A l’inverse du reste du pays, ces trois provinces sont beaucoup plus sécurisées. Dans cette région, les investisseurs étrangers jouissent d’un cadre légal attrayant: ils sont ainsi
exemptés de droits de douane pendant dix ans sur les équipements. Ils peuvent rapatrier des bénéfices du capital et profitent de nombreuses autres facilités. Le Kurdistan poursuit une
politique pétrolière qui lui est propre mais qui attise les dissensions avec le pouvoir central.
Le Kurdistan vise l’exportation d’un million de barils par jour en 2015 contre 150 000 en 2011. Une augmentation qui nécessitera des
investissements.
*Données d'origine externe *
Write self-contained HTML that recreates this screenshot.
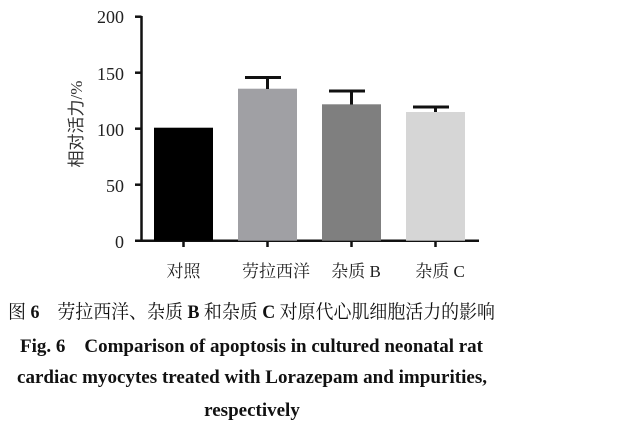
<!DOCTYPE html>
<html><head><meta charset="utf-8"><style>body{margin:0;background:#fff}svg{display:block}</style></head>
<body>
<svg width="640" height="427" viewBox="0 0 640 427" xmlns="http://www.w3.org/2000/svg">
<g font-family="Liberation Serif, 'Noto Serif CJK SC', serif" font-size="18" fill="#222" text-anchor="end">
<text x="124" y="23">200</text>
<text x="124" y="80">150</text>
<text x="124" y="136">100</text>
<text x="124" y="192">50</text>
<text x="124" y="248">0</text>
</g>
<text transform="translate(82,124) rotate(-90)" text-anchor="middle" font-family="Liberation Serif, 'Noto Sans CJK SC', sans-serif" font-size="17" fill="#333">相对活力/%</text>
<g stroke="#111" stroke-width="2.5" fill="none">
<line x1="141.5" y1="16" x2="141.5" y2="241"/>
<line x1="135" y1="16.7" x2="141.5" y2="16.7"/>
<line x1="135" y1="72.7" x2="141.5" y2="72.7"/>
<line x1="135" y1="128.7" x2="141.5" y2="128.7"/>
<line x1="135" y1="184.7" x2="141.5" y2="184.7"/>
<line x1="135" y1="240.7" x2="479" y2="240.7"/>
<line x1="183.5" y1="240" x2="183.5" y2="247"/>
<line x1="267.5" y1="240" x2="267.5" y2="247"/>
<line x1="351.5" y1="240" x2="351.5" y2="247"/>
<line x1="435.5" y1="240" x2="435.5" y2="247"/>
</g>
<rect x="154" y="127.7" width="59" height="113" fill="#000"/>
<rect x="238" y="88.7" width="59" height="152" fill="#a0a0a4"/>
<rect x="322" y="104.3" width="59" height="136.4" fill="#7f7f7f"/>
<rect x="406" y="112" width="59" height="128.7" fill="#d6d6d6"/>
<g stroke="#111" stroke-width="3">
<line x1="267.5" y1="77.5" x2="267.5" y2="89"/><line x1="245" y1="77.5" x2="281" y2="77.5"/>
<line x1="351.5" y1="91" x2="351.5" y2="104.5"/><line x1="329" y1="91" x2="365" y2="91"/>
<line x1="435.5" y1="107" x2="435.5" y2="112"/><line x1="413" y1="107" x2="449" y2="107"/>
</g>
<g font-family="Liberation Serif, 'Noto Serif CJK SC', serif" font-size="17" fill="#222" text-anchor="middle">
<text x="183.5" y="277">对照</text>
<text x="276" y="277">劳拉西洋</text>
<text x="356" y="277">杂质 B</text>
<text x="440" y="277">杂质 C</text>
</g>
<g font-family="Liberation Serif, 'Noto Serif CJK SC', serif" fill="#111">
<text x="8" y="318" font-size="19" textLength="487" lengthAdjust="spacingAndGlyphs">图 <tspan font-weight="bold">6</tspan>　劳拉西洋、杂质 <tspan font-weight="bold">B</tspan> 和杂质 <tspan font-weight="bold">C</tspan> 对原代心肌细胞活力的影响</text>
<g font-weight="bold" font-size="19">
<text x="20" y="352" textLength="463" lengthAdjust="spacingAndGlyphs">Fig. 6　Comparison of apoptosis in cultured neonatal rat</text>
<text x="17" y="383" textLength="470" lengthAdjust="spacingAndGlyphs">cardiac myocytes treated with Lorazepam and impurities,</text>
<text x="252" y="416" text-anchor="middle">respectively</text>
</g>
</g>
</svg>
</body></html>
Par ailleurs, le développement des infrastructures dont les aéroports d’Irbil et de Souleymanieh, de nombreuses routes
participe à l’essor des cimenteries.
Regarder vers le Sud
Mohammad Chamseddine conseille aux investisseurs libanais de s’intéresser au sud de l’Irak, qui, contrairement à Irbil, est sous-développé, mais offre des opportunités considérables de même que les villes de Najaf et Karbala, qui jouissent, elles, de recettes importantes émanant du tourisme religieux. Bien que la situation sécuritaire ne soit pas garantie et le risque de conflit demeure très élevé, les indicateurs économiques sont encourageants. Les Libanais, habitués à
travailler dans un cadre instable, peuvent très certainement apporter une contribution
importante dans de nombreux domaines.